A Multi-Layered Technology Stack for Digital Water Transformation

The deployment encompasses several integrated components from Itron’s portfolio. At the core are Intelis wSource ultrasonic smart meters, which use solid-state technology to maintain measurement accuracy throughout their operational lifetime. These devices provide real-time leak detection capabilities and generate alerts for anomalies in consumption patterns.

Data from the meters will be collected through Temetra, Itron’s cloud-based meter data collection platform designed to work across multiple vendor technologies. The system feeds into a meter data management platform delivered as a software-as-a-service solution, enabling EYATH to consolidate information from both new Itron devices and existing meters from other manufacturers into a unified management interface.

This vendor-agnostic approach should allow the utility to modernize infrastructure incrementally rather than requiring immediate wholesale replacement of legacy equipment.

Local Implementation Partners Provide On-Ground Expertise

IDATOR, which has operated as a water equipment supplier in Greece since 1969, serves as Itron’s exclusive channel partner for the project. The company is coordinating deployment activities alongside FLOWTEC, a Greek technical firm specializing in water and wastewater infrastructure projects.

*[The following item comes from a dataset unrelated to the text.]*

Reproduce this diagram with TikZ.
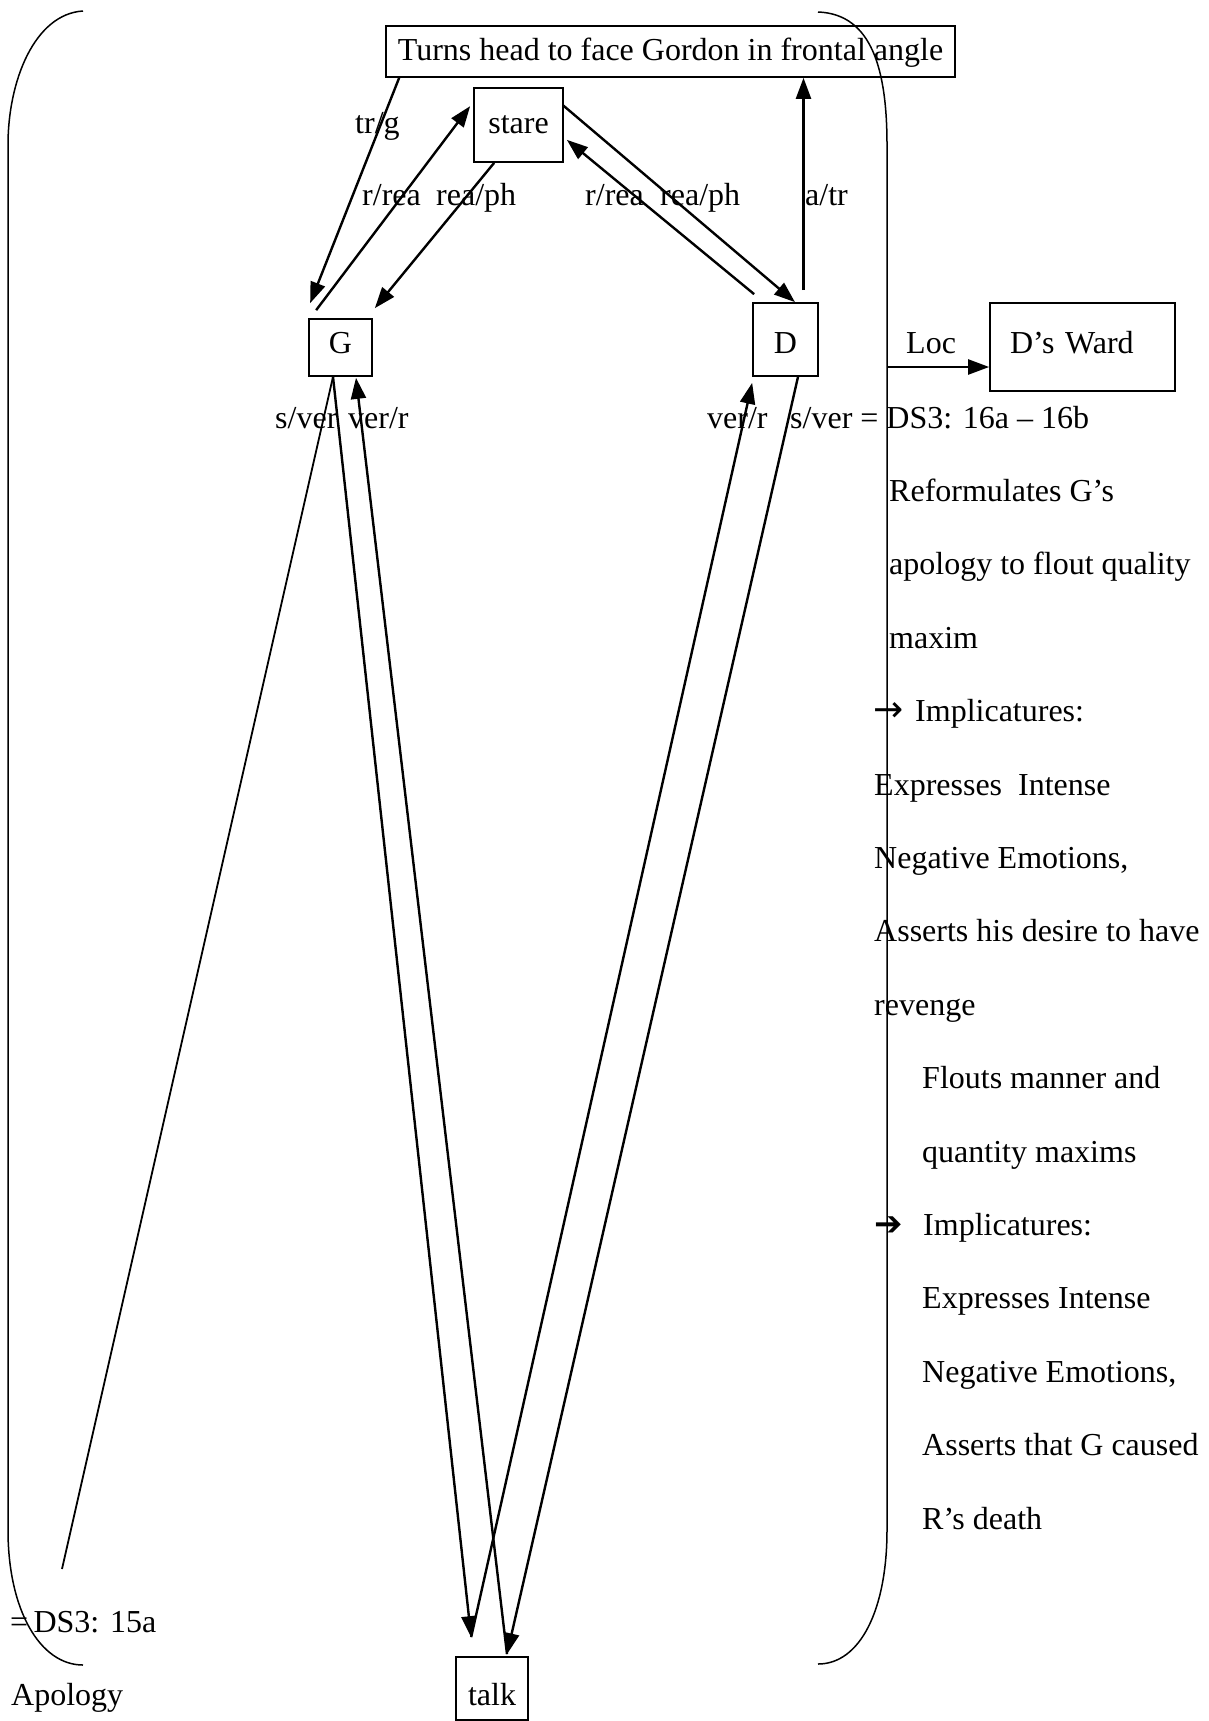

The partnership structure positions local organizations to manage day-to-day implementation while leveraging Itron’s technology platform and global experience with large-scale AMI deployments.

Part of a Broader Digitalization Program Worth Nearly €50 Million

This collaboration follows a framework agreement EYATH signed in September 2025 for the supply, installation, and operation of 200,000 smart water meters. That contract, awarded to two separate consortiums through an international tender, carries a maximum value of approximately €49.5 million over five years with potential extension for two additional years.

Combined with 50,000 high-precision meters recently installed across the utility’s service area, the program aims to replace roughly half of EYATH’s total meter fleet with precision measurement devices. The utility has pursued digital water management capabilities since launching a research project in 2017, followed by pilot testing on the Aristotle University of Thessaloniki campus.

Addressing Greece’s Water Infrastructure Challenges

The investment arrives as Greece confronts mounting pressure on its water systems. The country ranks among the top 25 most water-stressed nations globally, according to recent analyses. Climate projections suggest rainfall could decline 10-30% by 2050, with nearly a third of Greek territory potentially facing desertification.

Non-revenue water remains a persistent challenge across Greek utilities, with national averages estimated near 25, roughly in line with European Union benchmarks, though verification remains difficult given fragmented reporting. Some regional networks experience losses as high as 50-80% due to aging infrastructure.

The Greek government announced a €5.9 billion plan in late 2024 to strengthen water resilience, including desalination facilities powered by renewable energy and network upgrades. EYATH’s digital transformation aligns with this national strategy while addressing specific operational needs in a metropolitan service territory.

Itron Expands Its European Smart Water Portfolio

For Itron, the Thessaloniki project extends the company’s presence in European water utility modernization. The Washington-based firm, which reports shipment of more than 62 million water meters globally, recently announced similar deployments with Publiacqua in Tuscany, Italy, where smart metering is being implemented under that country’s national recovery and resilience plan.

The approach reflects growing demand among Mediterranean utilities for tools to combat water scarcity and infrastructure inefficiencies simultaneously.

Strategic Implications for Greek Water Sector

EYATH’s initiative represents one of the largest digital water transformation programs currently underway in Greece. The utility holds an exclusive 30-year concession agreement with the Hellenic Republic dating from 2001, with majority ownership held by the Hellenic Corporation of Assets and Participations alongside minority stakes from the Hellenic Republic Asset Development Fund and France’s Suez Environment.

Success in Thessaloniki could influence modernization approaches at other Greek municipal utilities, including the approximately 230 smaller water providers operating outside Athens and Thessaloniki. The technical architecture, featuring cloud-based data management and multi-vendor compatibility, may prove particularly relevant for utilities seeking gradual infrastructure upgrades rather than complete system replacements.